Router/Transport approach

Overview

The solution using a router/transport combination basically works in the following way:

  1. a message is received by the Exim MTA
  2. the Exim MTA passes the message to a special transport that invokes the pipe spamc | exim4 and passes the message to stdin of spamc
  3. spamc contacts spamd on 127.0.0.1, port 783, and passes the message over the network connection
  4. spamd invokes SpamAssassin which classifies the message and adds mail headers with the classification results to the message
  5. spamd passes the modified message back to spamc over the network connection
  6. spamc prints the modified message to stdout, which is then passed to exim4 over the pipe
  7. exim4 re-submits the modified message to the Exim MTA, using a special protocol with the custom name spam-scanned
  8. the Exim MTA performs final routing/transport to the re-submitted message (re-submitted messages are distinguished from originally received ones by the spam-scanned protocol)


Router

router_localuser_spamcheck:
  driver = accept
  transport = transport_localuser_spamcheck
  no_verify
  condition = "${if and { {!eq {$received_protocol}{spam-scanned}} {!def:acl_m7} } {1}{0}}"
  domains = localhost

The router becomes active only for messages whose destination is localhost. This restriction can be set only because the router works together with the "virtual domains" solution presented on the Exim page:

  • the router router_virtualdomains transforms all addresses for virtual domains into local addresses
  • normally local addresses would be processed by router_localuser, but now router_localuser_spamcheck catches these addresses first
  • the process described in the "Overview" chapter above occurs
  • the re-submitted message then gets processed router_localuser

In addition to the domains = localhost restriction, the following conditions apply:

  • {!eq {$received_protocol}{spam-scanned}} = to prevent an infinite loop where the same message is spam-checked again and again
  • {!def:acl_m7} = spam checking has been disabled for some reason by an ACL (e.g. because the message was locally submitted)


Transport

transport_localuser_spamcheck:
  driver = pipe
  command = /usr/sbin/exim4 -oMr spam-scanned -bS
  transport_filter = /usr/bin/spamc
  use_bsmtp = true
  home_directory = "/tmp"
  current_directory = "/tmp"
  return_path_add = false
  log_output = true
  return_fail_output = true
  message_prefix =
  message_suffix =

The driver is pipe because the message should be passed on to an external program via a pipe.

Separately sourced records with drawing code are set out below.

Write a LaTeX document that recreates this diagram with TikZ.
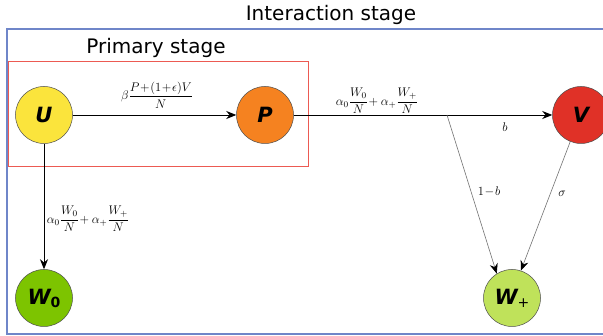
\documentclass[tikz,border=0pt]{standalone}
\usepackage{amsmath}
\usepackage{fix-cm}
\usepackage{fontspec}
\newfontfamily\dvs{DejaVu Sans}
\usetikzlibrary{arrows.meta}
\definecolor{cU}{HTML}{FBE43C}
\definecolor{cP}{HTML}{F58220}
\definecolor{cV}{HTML}{E03127}
\definecolor{cW}{HTML}{7DC400}
\definecolor{cWp}{HTML}{BFE25A}
\definecolor{cRed}{HTML}{EC5A52}
\definecolor{cBlue}{HTML}{6F86C9}
\begin{document}
\begin{tikzpicture}[x=1pt,y=-1pt,
  state/.style={circle,draw=black!70,line width=0.5pt,minimum size=57pt,inner sep=0pt,
    font=\dvs\bfseries\itshape\fontsize{21}{21}\selectfont},
  title/.style={font=\dvs\fontsize{20}{20}\selectfont,inner sep=0pt},
  lbl/.style={font=\fontsize{12.5}{12.5}\selectfont,inner sep=0pt},
  arr/.style={-{Stealth[length=10pt,width=8pt]},line width=0.8pt},
  garr/.style={draw=black!55,line width=0.6pt,-{Stealth[length=10pt,width=8pt,color=black,fill=black]}}]
\clip (0,0) rectangle (603,336);
\useasboundingbox (0,0) rectangle (603,336);
\fill[white] (0,0) rectangle (603,336);
% boxes
\draw[cBlue,line width=1.2pt] (7,29) rectangle (640,334);
\draw[cRed,line width=1pt] (8,62) rectangle (308,167);
\node[title] (it) at (331,15) {Interaction stage};
\node[title] (pt) at (156,48) {Primary stage};
% states
\node[state,fill=cU] (U) at (44,115) {U};
\node[state,fill=cP] (P) at (265,115) {P};
\node[state,fill=cV] (V) at (581,115) {V};
\node[state,fill=cW] (W0) at (44,298) {W\raisebox{-3pt}{\fontsize{14}{14}\selectfont\upshape 0}};
\node[state,fill=cWp] (Wp) at (512,298) {W\raisebox{-3pt}{\fontsize{14}{14}\selectfont\mdseries\upshape +}};
\coordinate (br) at (447,115);
% connectors
\draw[arr] (U) -- (P);
\draw[arr] (P) -- (V);
\draw[arr] (U) -- (W0);
\draw[garr] (br) -- (Wp.122);
\draw[garr] (V.-112) -- (Wp.72);
% labels
\node[lbl] (l1) at (157,95) {$\beta\dfrac{P\!+\!(1\!+\!\epsilon)V}{N}$};
\node[lbl] (l2) at (377,101) {$\alpha_0\dfrac{W_0}{N}\!+\alpha_+\dfrac{W_+}{N}$};
\node[lbl] (l3) at (88,219) {$\alpha_0\dfrac{W_0}{N}\!+\alpha_+\dfrac{W_+}{N}$};
\node[lbl] (lb) at (505,127) {$b$};
\node[lbl] (l1b) at (489,192) {$1\!-\!b$};
\node[lbl] (ls) at (562,194) {$\sigma$};
\end{tikzpicture}
\end{document}
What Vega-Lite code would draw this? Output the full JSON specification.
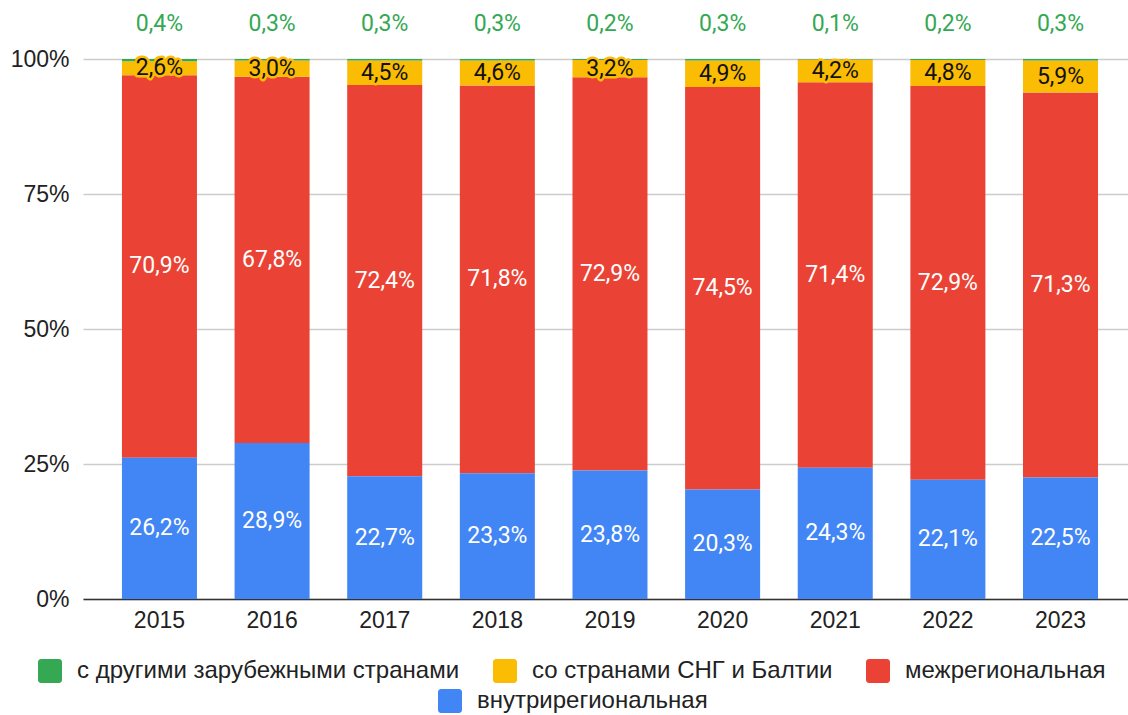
{
  "$schema": "https://vega.github.io/schema/vega-lite/v6.json",
  "width": 1045,
  "height": 540,
  "autosize": {"type": "none"},
  "padding": {"left": 83, "top": 59, "right": 0, "bottom": 116},
  "background": "white",
  "data": {
    "values": [
      {"year": "2015", "cat": "внутрирегиональная", "share": 0.262},
      {"year": "2015", "cat": "межрегиональная", "share": 0.709},
      {"year": "2015", "cat": "со странами СНГ и Балтии", "share": 0.026},
      {"year": "2015", "cat": "с другими зарубежными странами", "share": 0.004},
      {"year": "2016", "cat": "внутрирегиональная", "share": 0.289},
      {"year": "2016", "cat": "межрегиональная", "share": 0.678},
      {"year": "2016", "cat": "со странами СНГ и Балтии", "share": 0.030},
      {"year": "2016", "cat": "с другими зарубежными странами", "share": 0.003},
      {"year": "2017", "cat": "внутрирегиональная", "share": 0.227},
      {"year": "2017", "cat": "межрегиональная", "share": 0.724},
      {"year": "2017", "cat": "со странами СНГ и Балтии", "share": 0.045},
      {"year": "2017", "cat": "с другими зарубежными странами", "share": 0.003},
      {"year": "2018", "cat": "внутрирегиональная", "share": 0.233},
      {"year": "2018", "cat": "межрегиональная", "share": 0.718},
      {"year": "2018", "cat": "со странами СНГ и Балтии", "share": 0.046},
      {"year": "2018", "cat": "с другими зарубежными странами", "share": 0.003},
      {"year": "2019", "cat": "внутрирегиональная", "share": 0.238},
      {"year": "2019", "cat": "межрегиональная", "share": 0.729},
      {"year": "2019", "cat": "со странами СНГ и Балтии", "share": 0.032},
      {"year": "2019", "cat": "с другими зарубежными странами", "share": 0.002},
      {"year": "2020", "cat": "внутрирегиональная", "share": 0.203},
      {"year": "2020", "cat": "межрегиональная", "share": 0.745},
      {"year": "2020", "cat": "со странами СНГ и Балтии", "share": 0.049},
      {"year": "2020", "cat": "с другими зарубежными странами", "share": 0.003},
      {"year": "2021", "cat": "внутрирегиональная", "share": 0.243},
      {"year": "2021", "cat": "межрегиональная", "share": 0.714},
      {"year": "2021", "cat": "со странами СНГ и Балтии", "share": 0.042},
      {"year": "2021", "cat": "с другими зарубежными странами", "share": 0.001},
      {"year": "2022", "cat": "внутрирегиональная", "share": 0.221},
      {"year": "2022", "cat": "межрегиональная", "share": 0.729},
      {"year": "2022", "cat": "со странами СНГ и Балтии", "share": 0.048},
      {"year": "2022", "cat": "с другими зарубежными странами", "share": 0.002},
      {"year": "2023", "cat": "внутрирегиональная", "share": 0.225},
      {"year": "2023", "cat": "межрегиональная", "share": 0.713},
      {"year": "2023", "cat": "со странами СНГ и Балтии", "share": 0.059},
      {"year": "2023", "cat": "с другими зарубежными странами", "share": 0.003}
    ]
  },
  "transform": [
    {"calculate": "indexof(['внутрирегиональная','межрегиональная','со странами СНГ и Балтии','с другими зарубежными странами'], datum.cat)", "as": "ord"},
    {"stack": "share", "groupby": ["year"], "sort": [{"field": "ord", "order": "ascending"}], "offset": "normalize", "as": ["y0", "y1"]},
    {"calculate": "(datum.y0 + datum.y1) / 2", "as": "ymid"}
  ],
  "encoding": {
    "x": {
      "field": "year",
      "type": "ordinal",
      "scale": {"paddingInner": 0.334, "paddingOuter": 0.306, "align": 0.565},
      "axis": {
        "title": null,
        "labelAngle": 0,
        "ticks": false,
        "domainColor": "#333333",
        "domainWidth": 1.5,
        "labelFontSize": 23,
        "labelFont": "Liberation Sans",
        "labelColor": "#222222",
        "labelPadding": 10
      }
    }
  },
  "layer": [
    {
      "transform": [{"filter": "datum.cat != 'внутрирегиональная'"}],
      "mark": {"type": "bar"},
      "encoding": {
        "y": {
          "field": "y0",
          "type": "quantitative",
          "scale": {"domain": [0, 1], "nice": false},
          "axis": {"title": null, "values": [0, 0.25, 0.5, 0.75, 1], "format": ".0%", "domain": false, "ticks": false, "gridColor": "#cccccc", "gridWidth": 1.5, "labelFontSize": 23, "labelFont": "Liberation Sans", "labelColor": "#222222", "labelPadding": 14}
        },
        "y2": {"field": "y1"},
        "color": {
          "field": "cat",
          "type": "nominal",
          "scale": {
            "domain": ["с другими зарубежными странами", "со странами СНГ и Балтии", "межрегиональная"],
            "range": ["#34a853", "#fbbc04", "#ea4335"]
          },
          "legend": {
            "title": null,
            "orient": "none",
            "legendX": -45,
            "legendY": 600,
            "direction": "horizontal",
            "symbolType": "M-0.75,-1H0.75A0.25,0.25 0 0 1 1,-0.75V0.75A0.25,0.25 0 0 1 0.75,1H-0.75A0.25,0.25 0 0 1 -1,0.75V-0.75A0.25,0.25 0 0 1 -0.75,-1Z",
            "symbolSize": 576,
            "symbolStrokeWidth": 0,
            "symbolOpacity": 1,
            "labelFontSize": 24,
            "labelFont": "Liberation Sans",
            "labelColor": "#222222",
            "labelOffset": 15,
            "labelLimit": 600,
            "columnPadding": 33,
            "padding": 0
          }
        }
      }
    },
    {
      "transform": [{"filter": "datum.cat == 'внутрирегиональная'"}],
      "mark": {"type": "bar"},
      "encoding": {
        "y": {
          "field": "y0",
          "type": "quantitative",
          "scale": {"domain": [0, 1], "nice": false},
          "axis": {"title": null, "values": [0, 0.25, 0.5, 0.75, 1], "format": ".0%", "domain": false, "ticks": false, "gridColor": "#cccccc", "gridWidth": 1.5, "labelFontSize": 23, "labelFont": "Liberation Sans", "labelColor": "#222222", "labelPadding": 14}
        },
        "y2": {"field": "y1"},
        "fill": {
          "field": "cat",
          "type": "nominal",
          "scale": {"domain": ["внутрирегиональная"], "range": ["#4285f4"]},
          "legend": {
            "title": null,
            "orient": "none",
            "legendX": 355,
            "legendY": 630,
            "direction": "horizontal",
            "symbolType": "M-0.75,-1H0.75A0.25,0.25 0 0 1 1,-0.75V0.75A0.25,0.25 0 0 1 0.75,1H-0.75A0.25,0.25 0 0 1 -1,0.75V-0.75A0.25,0.25 0 0 1 -0.75,-1Z",
            "symbolSize": 576,
            "symbolStrokeWidth": 0,
            "symbolOpacity": 1,
            "labelFontSize": 24,
            "labelFont": "Liberation Sans",
            "labelColor": "#222222",
            "labelOffset": 15,
            "labelLimit": 600,
            "padding": 0
          }
        }
      }
    },
    {
      "transform": [{"filter": "datum.cat == 'внутрирегиональная' || datum.cat == 'межрегиональная'"}],
      "mark": {"type": "text", "fontSize": 23, "font": "Roboto", "color": "white", "baseline": "middle"},
      "encoding": {
        "y": {
          "field": "ymid",
          "type": "quantitative",
          "scale": {"domain": [0, 1], "nice": false},
          "axis": {"title": null, "values": [0, 0.25, 0.5, 0.75, 1], "format": ".0%", "domain": false, "ticks": false, "gridColor": "#cccccc", "gridWidth": 1.5, "labelFontSize": 23, "labelFont": "Liberation Sans", "labelColor": "#222222", "labelPadding": 14}
        },
        "text": {"field": "share", "type": "quantitative", "format": ".1%"}
      }
    },
    {
      "transform": [{"filter": "datum.cat == 'со странами СНГ и Балтии'"}],
      "mark": {"type": "text", "fontSize": 23, "font": "Roboto", "color": "#fbbc04", "stroke": "#fbbc04", "strokeWidth": 5, "strokeJoin": "round", "baseline": "middle"},
      "encoding": {
        "y": {
          "field": "ymid",
          "type": "quantitative",
          "scale": {"domain": [0, 1], "nice": false},
          "axis": {"title": null, "values": [0, 0.25, 0.5, 0.75, 1], "format": ".0%", "domain": false, "ticks": false, "gridColor": "#cccccc", "gridWidth": 1.5, "labelFontSize": 23, "labelFont": "Liberation Sans", "labelColor": "#222222", "labelPadding": 14}
        },
        "text": {"field": "share", "type": "quantitative", "format": ".1%"}
      }
    },
    {
      "transform": [{"filter": "datum.cat == 'со странами СНГ и Балтии'"}],
      "mark": {"type": "text", "fontSize": 23, "font": "Roboto", "color": "#111111", "baseline": "middle"},
      "encoding": {
        "y": {
          "field": "ymid",
          "type": "quantitative",
          "scale": {"domain": [0, 1], "nice": false},
          "axis": {"title": null, "values": [0, 0.25, 0.5, 0.75, 1], "format": ".0%", "domain": false, "ticks": false, "gridColor": "#cccccc", "gridWidth": 1.5, "labelFontSize": 23, "labelFont": "Liberation Sans", "labelColor": "#222222", "labelPadding": 14}
        },
        "text": {"field": "share", "type": "quantitative", "format": ".1%"}
      }
    },
    {
      "transform": [{"filter": "datum.cat == 'с другими зарубежными странами'"}],
      "mark": {"type": "text", "fontSize": 23, "font": "Roboto", "color": "#34a853", "baseline": "middle", "dy": -35},
      "encoding": {
        "y": {
          "field": "y1",
          "type": "quantitative",
          "scale": {"domain": [0, 1], "nice": false},
          "axis": {"title": null, "values": [0, 0.25, 0.5, 0.75, 1], "format": ".0%", "domain": false, "ticks": false, "gridColor": "#cccccc", "gridWidth": 1.5, "labelFontSize": 23, "labelFont": "Liberation Sans", "labelColor": "#222222", "labelPadding": 14}
        },
        "text": {"field": "share", "type": "quantitative", "format": ".1%"}
      }
    }
  ],
  "config": {
    "view": {"stroke": null},
    "locale": {
      "number": {"decimal": ",", "thousands": " ", "grouping": [3], "currency": ["", " ₽"]}
    }
  }
}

The message is first passed to the external program defined in transport_filter, which in the present case is the spamc client. spamc is executed under the uid/gid that was defined by the router, i.e. a local user uid/gid. This leads to spamd using the configuration in that user's home directory (esp. the user's Bayes database).

The message that spamc returns is then passed to the external program defined in command. This leads to the the message being re-submitted:

  • -bS tells Exim to expect the message as "batched SMTP input"; see man exim4 for details
    • the transport option use_bsmtp tells the transport to write the message in "batch SMTP" format
  • -oMr spam-scanned tells Exim to set the $received_protocol variable to "spam-scanned" while the re-submitted message is processed
    • Exim only allows $received_protocol to be set by "privileged" users
    • therefore the exim4 process that processes the re-submitted message must run under a "privileged" uid/gid
    • according to the Exim docs the following users are privileged:
      • root
      • the user Debian-exim (or rather: the user that was defined in EXIM_USER when the package was compiled)
      • users that are listed in the main configuration option trusted_users
      • users that belong to groups that are listed in the main configuration option trusted_groups
    • in order for the presented transport to work, all local users must therefore be placed in the trusted_users list in the main configuration

return_fail_output is true so that if command returns with a non-zero exit code, the command's output is added to the bounce message.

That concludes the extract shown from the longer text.